No geral, as empresas escondem os salários dos colaboradores, não há transparência pois os salários negociados. Você vai ter colegas que produzem mais que vc ganhando menos e vc vai ter situações em que você produz mais e ganha menos também. Como as pessoas tendem a ficar isoladas, ninguém conversa sobre isso e não consegue reverter sua própria situação.
Estimulam competições de eficiência entre eles de forma velada, precarizam cada vez mais o trabalho dos desenvolvedores para lucrar cada vez mais. E ainda vão tentar te motivar com coisas como propósito da empresa (no geral, criam propósitos, mas só querem ganhar mais dinheiro mesmo). É muito difícil se destacar sem fazer horas extras e sem "dar o sangue", "vestir a camisa" e tudo que esses jargões empresariais falam para te alienar e fazer você um colaborador dócil e produtivo.
Na minha visão: se existe um mínimo de artesato, ele pode estar quando vc escreve algumas linhas de código quando você pode decidir como escrever, mas, em geral, é um ritmo de fábrica no sentido de produção contínua e com respeito limitado (e em alguns lugares inexistentes) com o que a pessoa consegue entregar em horário regular.
Mas se você me perguntar se vale a pena: eu acho que vale. Pelo menos por um tempo. Para muitos, a área de desenvolvimento foi uma guinada financeira alta, num país extremamente desigual. Enquanto for possível essa guinada, pode valer a pena. Existem profissões em situações muito piores, só que a pessoa ganhando menos e com dificuldades de conseguir emprego ou sem nem a promessa de chance de crescimento. Sem falar que o ambiente de trabalho é um pouco mais agradável por que as pessoas são educadas e vão evitar conflitos óbvios. Se teu empregado não gostar de algo que você fez, ele irá mostrar isso de uma forma institucionalizada de forma que possa calçá-lo caso isso signifique uma demissão e, por um processo que tente dar um mínimo de humanização e justiça (quando há).
Eu falo de lugares bons pra desenvolvimento. Mas existem n pessoas que passaram por situações muito ruins das que estou comentando. Existe de tudo.
Se você tem condições financeiras, aí eu recomendaria buscar uma profissão (ou até ser dono de um negócio, caso você queira) menos suscetível a precarização e com um ritmo acelerado (se é que existe, divago).

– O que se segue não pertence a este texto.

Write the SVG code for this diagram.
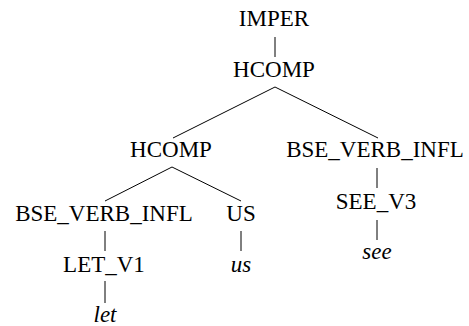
<svg xmlns="http://www.w3.org/2000/svg" width="469" height="326" viewBox="0 0 469 326">
<rect width="469" height="326" fill="#fff"/>
<g id="edges" stroke="#000" stroke-width="1">
<line x1="275" y1="37" x2="275" y2="57"/>
<line x1="275" y1="87" x2="173" y2="138"/>
<line x1="275" y1="87" x2="378" y2="138"/>
<line x1="377" y1="168" x2="377" y2="188"/>
<line x1="377" y1="220" x2="377" y2="240"/>
<line x1="172" y1="167" x2="105" y2="201"/>
<line x1="172" y1="167" x2="241" y2="201"/>
<line x1="105" y1="231" x2="105" y2="251"/>
<line x1="241" y1="231" x2="241" y2="251"/>
<line x1="105" y1="281" x2="105" y2="303"/>
</g>
<g id="n_imper"><text font-family="Liberation Serif" font-size="23" text-anchor="middle" x="274" y="26">IMPER</text></g>
<g id="n_hcomp1"><text font-family="Liberation Serif" font-size="23" text-anchor="middle" x="274" y="77">HCOMP</text></g>
<g id="n_hcomp2"><text font-family="Liberation Serif" font-size="23" text-anchor="middle" x="171" y="157">HCOMP</text></g>
<g id="n_bse2"><text font-family="Liberation Serif" font-size="23" text-anchor="middle" x="375" y="157">BSE_VERB_INFL</text></g>
<g id="n_bse1"><text font-family="Liberation Serif" font-size="23" text-anchor="middle" x="104" y="221">BSE_VERB_INFL</text></g>
<g id="n_us"><text font-family="Liberation Serif" font-size="23" text-anchor="middle" x="241" y="221">US</text></g>
<g id="n_see_v3"><text font-family="Liberation Serif" font-size="23" text-anchor="middle" x="376" y="209">SEE_V3</text></g>
<g id="n_see"><text font-family="Liberation Serif" font-size="23" font-style="italic" text-anchor="middle" x="377" y="259">see</text></g>
<g id="n_let_v1"><text font-family="Liberation Serif" font-size="23" text-anchor="middle" x="104" y="272">LET_V1</text></g>
<g id="n_us_w"><text font-family="Liberation Serif" font-size="23" font-style="italic" text-anchor="middle" x="241" y="272">us</text></g>
<g id="n_let"><text font-family="Liberation Serif" font-size="23" font-style="italic" text-anchor="middle" x="105" y="322">let</text></g>
</svg>
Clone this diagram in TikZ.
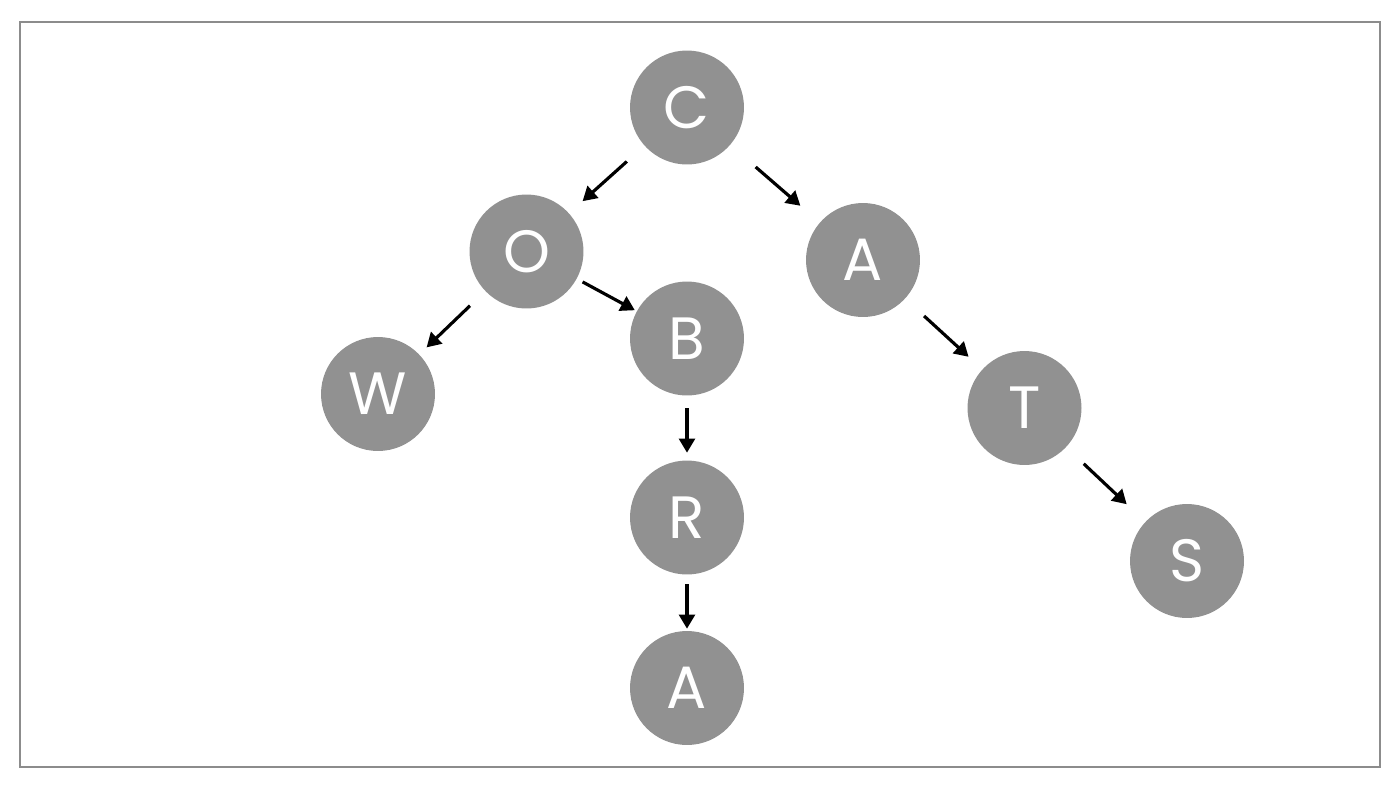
\documentclass[tikz,border=0pt]{standalone}
\usepackage{fontspec}
\setmainfont{Poppins}
\usetikzlibrary{arrows.meta}
\definecolor{NodeGray}{RGB}{145,145,145}
\definecolor{FrameGray}{RGB}{140,140,140}

\begin{document}
\begin{tikzpicture}[
                        x=0.02cm, y=-0.02cm,
                        letter/.style={circle, fill=NodeGray, minimum size=2.28cm, inner sep=0pt, text=white, font=\fontsize{34}{34}\selectfont},
                        trie/.style={-{Triangle[length=8pt, width=9pt]}, line width=1.8pt, black}
                    ]
                        \useasboundingbox (0,0) rectangle (1400,788);
                        \draw[FrameGray, line width=1.4pt] (20,22) rectangle (1380,767);
                        \node[letter] (c) at (687,107.5) {C};
                        \node[letter] (o) at (526.5,251.5) {O};
                        \node[letter] (a) at (863,260) {A};
                        \node[letter] (w) at (378,394) {W};
                        \node[letter] (b) at (687,338.5) {B};
                        \node[letter] (t) at (1024.5,408) {T};
                        \node[letter] (r) at (687,517.5) {R};
                        \node[letter] (s) at (1187,561) {S};
                        \node[letter] (aa) at (687,688) {A};
                        \draw[trie, shorten <=0.47cm, shorten >=0.36cm] (c) -- (o);
                        \draw[trie, shorten <=0.67cm, shorten >=0.51cm] (c) -- (a);
                        \draw[trie, shorten <=0.42cm, shorten >=0.2cm] (o) -- (w);
                        \draw[trie, shorten <=0.13cm, shorten >=0.04cm] (o) -- (b);
                        \draw[trie, shorten <=0.25cm, shorten >=0.15cm] (b) -- (r);
                        \draw[trie, shorten <=0.19cm, shorten >=0.04cm] (r) -- (aa);
                        \draw[trie, shorten <=0.51cm, shorten >=0.37cm] (a) -- (t);
                        \draw[trie, shorten <=0.48cm, shorten >=0.51cm] (t) -- (s);
                    \end{tikzpicture}
\end{document}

Penso muito em migrar de carreira e, uma coisa que me motiva na migração é o fato de poder programar por lazer, algo que não teria sido possível senão tivesse embarcado nessa jornada pois não teria tido a experiência, não teria aprendido.
Programar "formatou" o meu cérebro para muito melhor. Além disso, a guinada financeira permitiu que eu cuidasse da saúde mental e pudesse ajudar pessoas que amo, porém, o que ganho hoje é igual ou menos do que um analista judiciário ganha em início de carreira. Se talvez eu estivesse investindo energia numa carreira dessa, poderia tá numa situação mais estável.
Tem pessoas que estão em situações melhores das que relatei, mas o meu cenário é que tenho dificuldades na área e não consigo acompanhar 100% as expectativas dos meus empregadores, sempre há algo a melhorar. Como não tenho colegas de mesma senioridade para conversar, não sei se é assim com eles também.
Se você conseguir ser um high performer, suas chances de crescer são maiores. Mas, no meu caso, não conseguiria isso sem fazer hora extra e ter problemas de saúde.
Acho que, aprender a programar foi uma das coisas mais difíceis da minha vida e é algo muito legal quando vc escreve coisas, consegue testar elas e corrigir quase que imediatamente. Isso não é possível se você é um engenheiro civil. Aprender coisas pq vc quer aprender e conseguir aprender também é uma sensação legal! Criar sistemas/projetos para alguém ou para consolidar conhecimento também pode ser divertido!